Exercise objective -
Quote the listing below in its entirety, omitting every image.

--- --- ---

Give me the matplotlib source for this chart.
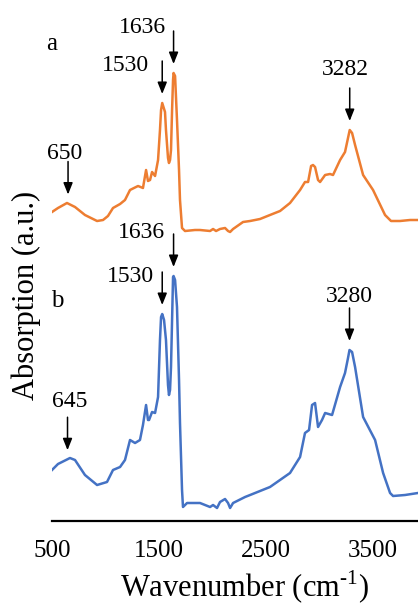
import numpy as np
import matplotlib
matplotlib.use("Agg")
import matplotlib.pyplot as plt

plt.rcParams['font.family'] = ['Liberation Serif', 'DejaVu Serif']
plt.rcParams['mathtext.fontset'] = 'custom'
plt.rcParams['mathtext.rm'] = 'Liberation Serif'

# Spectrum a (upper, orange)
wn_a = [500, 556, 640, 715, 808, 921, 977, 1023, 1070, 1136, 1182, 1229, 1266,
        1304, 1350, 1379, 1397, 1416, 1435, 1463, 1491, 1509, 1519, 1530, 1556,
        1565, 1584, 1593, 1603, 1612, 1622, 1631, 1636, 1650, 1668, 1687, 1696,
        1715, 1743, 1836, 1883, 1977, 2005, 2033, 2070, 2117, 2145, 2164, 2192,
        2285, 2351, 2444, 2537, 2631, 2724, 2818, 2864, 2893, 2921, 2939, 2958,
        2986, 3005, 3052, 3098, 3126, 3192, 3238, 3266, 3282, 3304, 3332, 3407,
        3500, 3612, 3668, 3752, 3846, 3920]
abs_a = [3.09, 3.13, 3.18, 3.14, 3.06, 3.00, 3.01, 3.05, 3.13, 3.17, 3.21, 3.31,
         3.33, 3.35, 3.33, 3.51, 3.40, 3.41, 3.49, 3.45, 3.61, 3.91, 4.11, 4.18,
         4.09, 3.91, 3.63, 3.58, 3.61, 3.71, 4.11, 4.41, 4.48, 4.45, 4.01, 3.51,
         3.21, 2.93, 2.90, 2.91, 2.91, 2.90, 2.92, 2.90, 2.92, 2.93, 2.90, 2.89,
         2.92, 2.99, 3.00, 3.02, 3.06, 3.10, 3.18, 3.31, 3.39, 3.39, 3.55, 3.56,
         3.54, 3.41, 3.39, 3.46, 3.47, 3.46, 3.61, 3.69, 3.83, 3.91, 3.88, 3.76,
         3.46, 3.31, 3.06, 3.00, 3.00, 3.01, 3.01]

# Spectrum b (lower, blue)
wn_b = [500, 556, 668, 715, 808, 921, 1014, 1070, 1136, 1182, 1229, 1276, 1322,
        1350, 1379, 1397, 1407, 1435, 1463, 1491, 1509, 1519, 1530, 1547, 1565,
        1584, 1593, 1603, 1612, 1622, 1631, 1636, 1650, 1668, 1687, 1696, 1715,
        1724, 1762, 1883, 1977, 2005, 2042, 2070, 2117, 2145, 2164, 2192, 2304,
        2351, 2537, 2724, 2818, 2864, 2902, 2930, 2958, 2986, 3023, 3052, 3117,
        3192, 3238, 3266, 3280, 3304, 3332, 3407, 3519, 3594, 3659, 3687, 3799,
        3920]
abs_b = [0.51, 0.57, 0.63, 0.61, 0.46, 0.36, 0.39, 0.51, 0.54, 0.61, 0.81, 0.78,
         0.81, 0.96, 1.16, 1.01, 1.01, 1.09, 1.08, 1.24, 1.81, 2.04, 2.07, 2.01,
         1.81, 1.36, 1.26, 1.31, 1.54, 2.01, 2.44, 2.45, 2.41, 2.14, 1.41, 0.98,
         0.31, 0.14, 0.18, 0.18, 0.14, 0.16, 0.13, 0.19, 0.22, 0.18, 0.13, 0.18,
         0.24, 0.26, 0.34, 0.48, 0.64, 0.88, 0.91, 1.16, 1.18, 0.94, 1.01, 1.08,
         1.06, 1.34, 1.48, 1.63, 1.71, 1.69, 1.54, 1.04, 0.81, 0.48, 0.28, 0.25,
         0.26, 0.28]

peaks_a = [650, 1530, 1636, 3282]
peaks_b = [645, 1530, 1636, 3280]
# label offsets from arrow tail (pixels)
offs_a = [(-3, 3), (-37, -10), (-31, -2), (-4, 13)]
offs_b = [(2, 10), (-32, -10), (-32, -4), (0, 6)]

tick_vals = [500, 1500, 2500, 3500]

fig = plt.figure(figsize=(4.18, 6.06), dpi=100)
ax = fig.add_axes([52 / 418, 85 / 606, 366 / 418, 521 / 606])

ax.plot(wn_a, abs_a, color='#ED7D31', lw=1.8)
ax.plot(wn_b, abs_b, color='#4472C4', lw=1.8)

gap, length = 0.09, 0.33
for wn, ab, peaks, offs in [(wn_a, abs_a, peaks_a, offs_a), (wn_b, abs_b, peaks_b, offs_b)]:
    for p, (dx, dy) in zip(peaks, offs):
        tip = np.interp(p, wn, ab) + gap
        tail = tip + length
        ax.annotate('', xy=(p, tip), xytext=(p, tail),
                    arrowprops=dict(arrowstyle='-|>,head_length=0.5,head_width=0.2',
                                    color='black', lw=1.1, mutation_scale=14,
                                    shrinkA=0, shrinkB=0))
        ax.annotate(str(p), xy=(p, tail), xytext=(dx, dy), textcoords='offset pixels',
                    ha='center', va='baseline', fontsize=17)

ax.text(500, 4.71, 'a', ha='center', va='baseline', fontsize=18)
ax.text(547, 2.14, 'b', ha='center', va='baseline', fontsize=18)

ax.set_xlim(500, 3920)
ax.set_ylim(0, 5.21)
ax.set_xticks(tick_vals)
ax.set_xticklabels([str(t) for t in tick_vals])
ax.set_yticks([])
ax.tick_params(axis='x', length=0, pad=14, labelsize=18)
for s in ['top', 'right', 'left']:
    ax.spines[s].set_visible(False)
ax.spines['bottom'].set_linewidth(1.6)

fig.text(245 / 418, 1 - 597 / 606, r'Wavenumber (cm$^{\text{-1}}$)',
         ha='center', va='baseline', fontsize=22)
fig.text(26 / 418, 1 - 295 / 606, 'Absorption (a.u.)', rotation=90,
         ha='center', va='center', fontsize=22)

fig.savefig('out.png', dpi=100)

--- --- ---

Answer to this problem -
Give me the matplotlib source for this chart.
import numpy as np
import matplotlib
matplotlib.use("Agg")
import matplotlib.pyplot as plt

plt.rcParams['font.family'] = ['Liberation Serif', 'DejaVu Serif']
plt.rcParams['mathtext.fontset'] = 'custom'
plt.rcParams['mathtext.rm'] = 'Liberation Serif'

# Spectrum a (upper, orange)
wn_a = [500, 556, 640, 715, 808, 921, 977, 1023, 1070, 1136, 1182, 1229, 1266,
        1304, 1350, 1379, 1397, 1416, 1435, 1463, 1491, 1509, 1519, 1530, 1556,
        1565, 1584, 1593, 1603, 1612, 1622, 1631, 1636, 1650, 1668, 1687, 1696,
        1715, 1743, 1836, 1883, 1977, 2005, 2033, 2070, 2117, 2145, 2164, 2192,
        2285, 2351, 2444, 2537, 2631, 2724, 2818, 2864, 2893, 2921, 2939, 2958,
        2986, 3005, 3052, 3098, 3126, 3192, 3238, 3266, 3282, 3304, 3332, 3407,
        3500, 3612, 3668, 3752, 3846, 3920]
abs_a = [3.09, 3.13, 3.18, 3.14, 3.06, 3.00, 3.01, 3.05, 3.13, 3.17, 3.21, 3.31,
         3.33, 3.35, 3.33, 3.51, 3.40, 3.41, 3.49, 3.45, 3.61, 3.91, 4.11, 4.18,
         4.09, 3.91, 3.63, 3.58, 3.61, 3.71, 4.11, 4.41, 4.48, 4.45, 4.01, 3.51,
         3.21, 2.93, 2.90, 2.91, 2.91, 2.90, 2.92, 2.90, 2.92, 2.93, 2.90, 2.89,
         2.92, 2.99, 3.00, 3.02, 3.06, 3.10, 3.18, 3.31, 3.39, 3.39, 3.55, 3.56,
         3.54, 3.41, 3.39, 3.46, 3.47, 3.46, 3.61, 3.69, 3.83, 3.91, 3.88, 3.76,
         3.46, 3.31, 3.06, 3.00, 3.00, 3.01, 3.01]

# Spectrum b (lower, blue)
wn_b = [500, 556, 668, 715, 808, 921, 1014, 1070, 1136, 1182, 1229, 1276, 1322,
        1350, 1379, 1397, 1407, 1435, 1463, 1491, 1509, 1519, 1530, 1547, 1565,
        1584, 1593, 1603, 1612, 1622, 1631, 1636, 1650, 1668, 1687, 1696, 1715,
        1724, 1762, 1883, 1977, 2005, 2042, 2070, 2117, 2145, 2164, 2192, 2304,
        2351, 2537, 2724, 2818, 2864, 2902, 2930, 2958, 2986, 3023, 3052, 3117,
        3192, 3238, 3266, 3280, 3304, 3332, 3407, 3519, 3594, 3659, 3687, 3799,
        3920]
abs_b = [0.51, 0.57, 0.63, 0.61, 0.46, 0.36, 0.39, 0.51, 0.54, 0.61, 0.81, 0.78,
         0.81, 0.96, 1.16, 1.01, 1.01, 1.09, 1.08, 1.24, 1.81, 2.04, 2.07, 2.01,
         1.81, 1.36, 1.26, 1.31, 1.54, 2.01, 2.44, 2.45, 2.41, 2.14, 1.41, 0.98,
         0.31, 0.14, 0.18, 0.18, 0.14, 0.16, 0.13, 0.19, 0.22, 0.18, 0.13, 0.18,
         0.24, 0.26, 0.34, 0.48, 0.64, 0.88, 0.91, 1.16, 1.18, 0.94, 1.01, 1.08,
         1.06, 1.34, 1.48, 1.63, 1.71, 1.69, 1.54, 1.04, 0.81, 0.48, 0.28, 0.25,
         0.26, 0.28]

peaks_a = [650, 1530, 1636, 3282]
peaks_b = [645, 1530, 1636, 3280]
# label offsets from arrow tail (pixels)
offs_a = [(-3, 3), (-37, -10), (-31, -2), (-4, 13)]
offs_b = [(2, 10), (-32, -10), (-32, -4), (0, 6)]

tick_vals = [500, 1500, 2500, 3500]

fig = plt.figure(figsize=(4.18, 6.06), dpi=100)
ax = fig.add_axes([52 / 418, 85 / 606, 366 / 418, 521 / 606])

ax.plot(wn_a, abs_a, color='#ED7D31', lw=1.8)
ax.plot(wn_b, abs_b, color='#4472C4', lw=1.8)

gap, length = 0.09, 0.33
for wn, ab, peaks, offs in [(wn_a, abs_a, peaks_a, offs_a), (wn_b, abs_b, peaks_b, offs_b)]:
    for p, (dx, dy) in zip(peaks, offs):
        tip = np.interp(p, wn, ab) + gap
        tail = tip + length
        ax.annotate('', xy=(p, tip), xytext=(p, tail),
                    arrowprops=dict(arrowstyle='-|>,head_length=0.5,head_width=0.2',
                                    color='black', lw=1.1, mutation_scale=14,
                                    shrinkA=0, shrinkB=0))
        ax.annotate(str(p), xy=(p, tail), xytext=(dx, dy), textcoords='offset pixels',
                    ha='center', va='baseline', fontsize=17)

ax.text(500, 4.71, 'a', ha='center', va='baseline', fontsize=18)
ax.text(547, 2.14, 'b', ha='center', va='baseline', fontsize=18)

ax.set_xlim(500, 3920)
ax.set_ylim(0, 5.21)
ax.set_xticks(tick_vals)
ax.set_xticklabels([str(t) for t in tick_vals])
ax.set_yticks([])
ax.tick_params(axis='x', length=0, pad=14, labelsize=18)
for s in ['top', 'right', 'left']:
    ax.spines[s].set_visible(False)
ax.spines['bottom'].set_linewidth(1.6)

fig.text(245 / 418, 1 - 597 / 606, r'Wavenumber (cm$^{\text{-1}}$)',
         ha='center', va='baseline', fontsize=22)
fig.text(26 / 418, 1 - 295 / 606, 'Absorption (a.u.)', rotation=90,
         ha='center', va='center', fontsize=22)

fig.savefig('out.png', dpi=100)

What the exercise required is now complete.